Well, such was the case last night and it’s hardly surprising given that the very idea of "Fairy Tales" seems particularly well suited to an industry not exactly rooted in reality. Many fashion designers and fashion followers, not to mention fashion magazines, seem to exist within their own alternative universes. Several of the invited guests (among those who attended were Suzanne Bartsch, Julie Maclowe, Freddie Leiba, Larry Leeds, Tziporah Salamon, Louise Doktor, Dr.Valerie Steele, Dr. Joyce Brown, Patricia Mears, Eleanora Kennedy, fashion designers Jeffrey Banks, Victor de Souza, Bibhu Mohapatra, Pat Kerr, Maggie Norris, Roland Nivelais), really ran with the theme and took it to heart (in some cases, they looked as though they were literally part of the installation).

Victor de Souza and Marilyn Kirschner

As it turns out, of all the iconic fairy tales on display, the one that was most evoked by guests was “Little Red Riding Hood” (specifically, the iconic red cloak). It’s literally the first thing you see when you enter the galleries, and fabled versions from Chanel, Dolce & Gabbana, and Comme des Garcons are featured prominently.

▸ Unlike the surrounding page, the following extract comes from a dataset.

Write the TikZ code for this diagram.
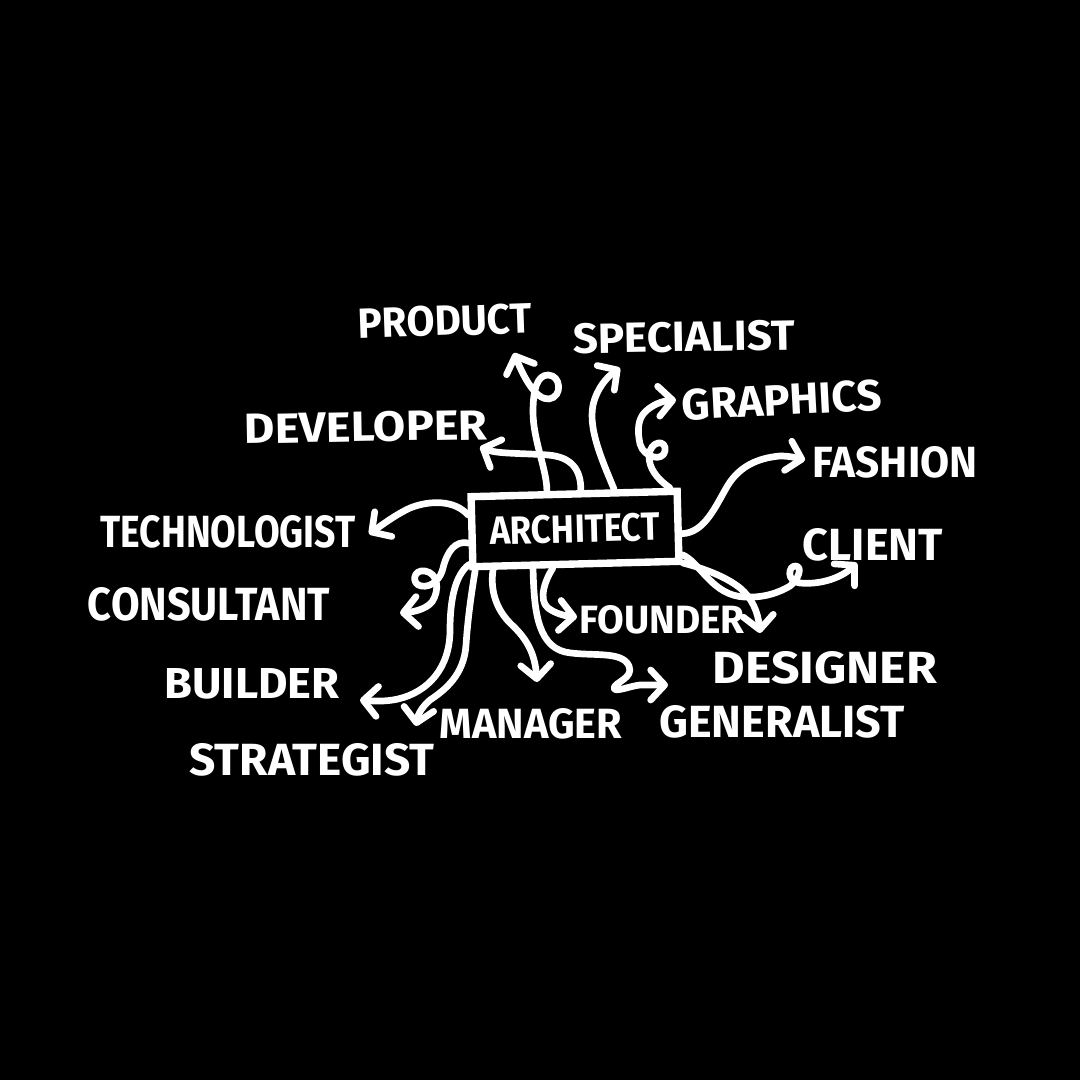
\documentclass[tikz,border=0pt]{standalone}
\usepackage{fontspec}
\setmainfont{Fira Sans}
\usetikzlibrary{arrows.meta}
\newcommand\fitlab[3]{\resizebox{#1cm}{#2cm}{\bfseries #3}}
\tikzset{
  lab/.style={text=white, inner sep=0pt, anchor=center},
  conn/.style={draw=white, line width=1.9pt, line cap=round, line join=round,
    -{Straight Barb[length=1.4mm,width=3.0mm,round]}},
  archbox/.style={draw=white, line width=2.1pt, minimum width=2.06cm,
    minimum height=0.70cm, inner sep=0pt, rotate=1.5, text=white}
}
\begin{document}
\begin{tikzpicture}[x=0.01cm,y=-0.01cm]
\fill[black] (0,0) rectangle (1080,1080);
\useasboundingbox (0,0) rectangle (1080,1080);

% central box
\node[archbox] (arch) at (575,529) {\fitlab{1.70}{0.28}{ARCHITECT}};

% labels
\node[lab, rotate=2] (product) at (445,321) {\fitlab{1.74}{0.30}{PRODUCT}};
\node[lab, rotate=1] (specialist) at (684,337) {\fitlab{2.22}{0.30}{SPECIALIST}};
\node[lab, rotate=3] (graphics) at (782,400) {\fitlab{2.00}{0.31}{GRAPHICS}};
\node[lab, rotate=1] (developer) at (366,427) {\fitlab{2.43}{0.30}{DEVELOPER}};
\node[lab] (fashion) at (895,462) {\fitlab{1.65}{0.31}{FASHION}};
\node[lab] (technologist) at (228,532) {\fitlab{2.55}{0.32}{TECHNOLOGIST}};
\node[lab] (client) at (873,545) {\fitlab{1.40}{0.32}{CLIENT}};
\node[lab] (consultant) at (209,604) {\fitlab{2.42}{0.33}{CONSULTANT}};
\node[lab] (founder) at (662,620) {\fitlab{1.65}{0.28}{FOUNDER}};
\node[lab] (designer) at (825,668) {\fitlab{2.24}{0.32}{DESIGNER}};
\node[lab] (builder) at (252,684) {\fitlab{1.75}{0.30}{BUILDER}};
\node[lab] (manager) at (531,724) {\fitlab{1.82}{0.30}{MANAGER}};
\node[lab] (generalist) at (782,722) {\fitlab{2.45}{0.32}{GENERALIST}};
\node[lab] (strategist) at (312,760) {\fitlab{2.45}{0.32}{STRATEGIST}};

% arrow tips
\coordinate (tP) at (514,353);
\coordinate (tD) at (480,447);
\coordinate (tS) at (620,368);
\coordinate (tG) at (676,400);
\coordinate (tF) at (805,460);
\coordinate (tC) at (857,563);
\coordinate (tDe) at (760,633);
\coordinate (tFo) at (577,617);
\coordinate (tGe) at (668,685);
\coordinate (tM) at (537,682);
\coordinate (tSt) at (416,726);
\coordinate (tB) at (360,700);
\coordinate (tCo) at (400,613);
\coordinate (tT) at (369,534);

% connectors
\draw[conn] (arch.125) .. controls (547,470) and (533,440) .. (533,412)
  .. controls (533,390) and (537,375) .. (548,375)
  .. controls (561,375) and (563,397) .. (549,399)
  .. controls (536,400) and (524,378) .. (tP);
\draw[conn] (arch.80) .. controls (581,470) and (572,457) .. (548,455)
  .. controls (520,453) and (497,454) .. (tD);
\draw[conn] (arch.44) .. controls (603,462) and (588,430) .. (593,405)
  .. controls (597,388) and (607,377) .. (tS);
\draw[conn] (arch.22) .. controls (656,478) and (649,468) .. (649,456)
  .. controls (650,440) and (667,439) .. (665,451)
  .. controls (663,462) and (644,458) .. (640,444)
  .. controls (637,430) and (638,419) .. (645,412)
  .. controls (652,405) and (662,401) .. (tG);
\draw[conn] (arch.-4) .. controls (705,533) and (716,505) .. (728,485)
  .. controls (740,466) and (758,458) .. (780,456)
  .. controls (790,456) and (797,458) .. (tF);
\draw[conn] (arch.-15) .. controls (700,562) and (712,596) .. (745,597)
  .. controls (765,598) and (780,592) .. (790,586)
  .. controls (798,580) and (803,567) .. (796,566)
  .. controls (788,565) and (786,582) .. (800,583)
  .. controls (822,585) and (842,577) .. (tC);
\draw[conn] (arch.-19) .. controls (702,568) and (725,576) .. (740,588)
  .. controls (752,598) and (758,612) .. (tDe);
\draw[conn] (arch.-121) .. controls (545,580) and (538,600) .. (548,608)
  .. controls (556,614) and (566,616) .. (tFo);
\draw[conn] (arch.-138) .. controls (534,605) and (536,645) .. (565,652)
  .. controls (590,657) and (622,650) .. (629,666)
  .. controls (634,678) and (615,682) .. (614,688)
  .. controls (614,693) and (630,686) .. (640,685) -- (tGe);
\draw[conn] (arch.-155) .. controls (490,590) and (496,610) .. (512,625)
  .. controls (528,640) and (535,655) .. (tM);
\draw[conn] (arch.-159) .. controls (472,590) and (468,615) .. (466,645)
  .. controls (464,675) and (445,690) .. (430,700)
  .. controls (422,707) and (418,714) .. (tSt);
\draw[conn] (arch.-163) .. controls (455,575) and (450,600) .. (450,630)
  .. controls (450,668) and (428,692) .. (398,699)
  .. controls (385,702) and (372,701) .. (tB);
\draw[conn] (arch.-174) .. controls (455,540) and (447,552) .. (443,568)
  .. controls (441,578) and (432,588) .. (421,586)
  .. controls (411,584) and (413,569) .. (425,571)
  .. controls (438,573) and (440,590) .. (432,602)
  .. controls (425,610) and (412,612) .. (tCo);
\draw[conn] (arch.171) .. controls (455,500) and (430,500) .. (410,508)
  .. controls (395,515) and (382,525) .. (tT);
\end{tikzpicture}
\end{document}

Joy Marks Maggie Norris Victoria Marks

I decided upon my vintage Pauline Trigere red hooded cape; costume designer Rosemary Ponzo custom made her red cloak and gown (it was a dead ringer for something in the show); and Maggie Norris created Joy Marks’ hooded red cape and gown - she even added a forest worthy basket. Ms. Norris also designed Joy’s daughter’s ensemble (“Little Bow Peep”?). It should be noted that fittingly, Joy Marks routinely shows up at New York’s most high profile galas dressed in the designers’ fairy tale like ensembles.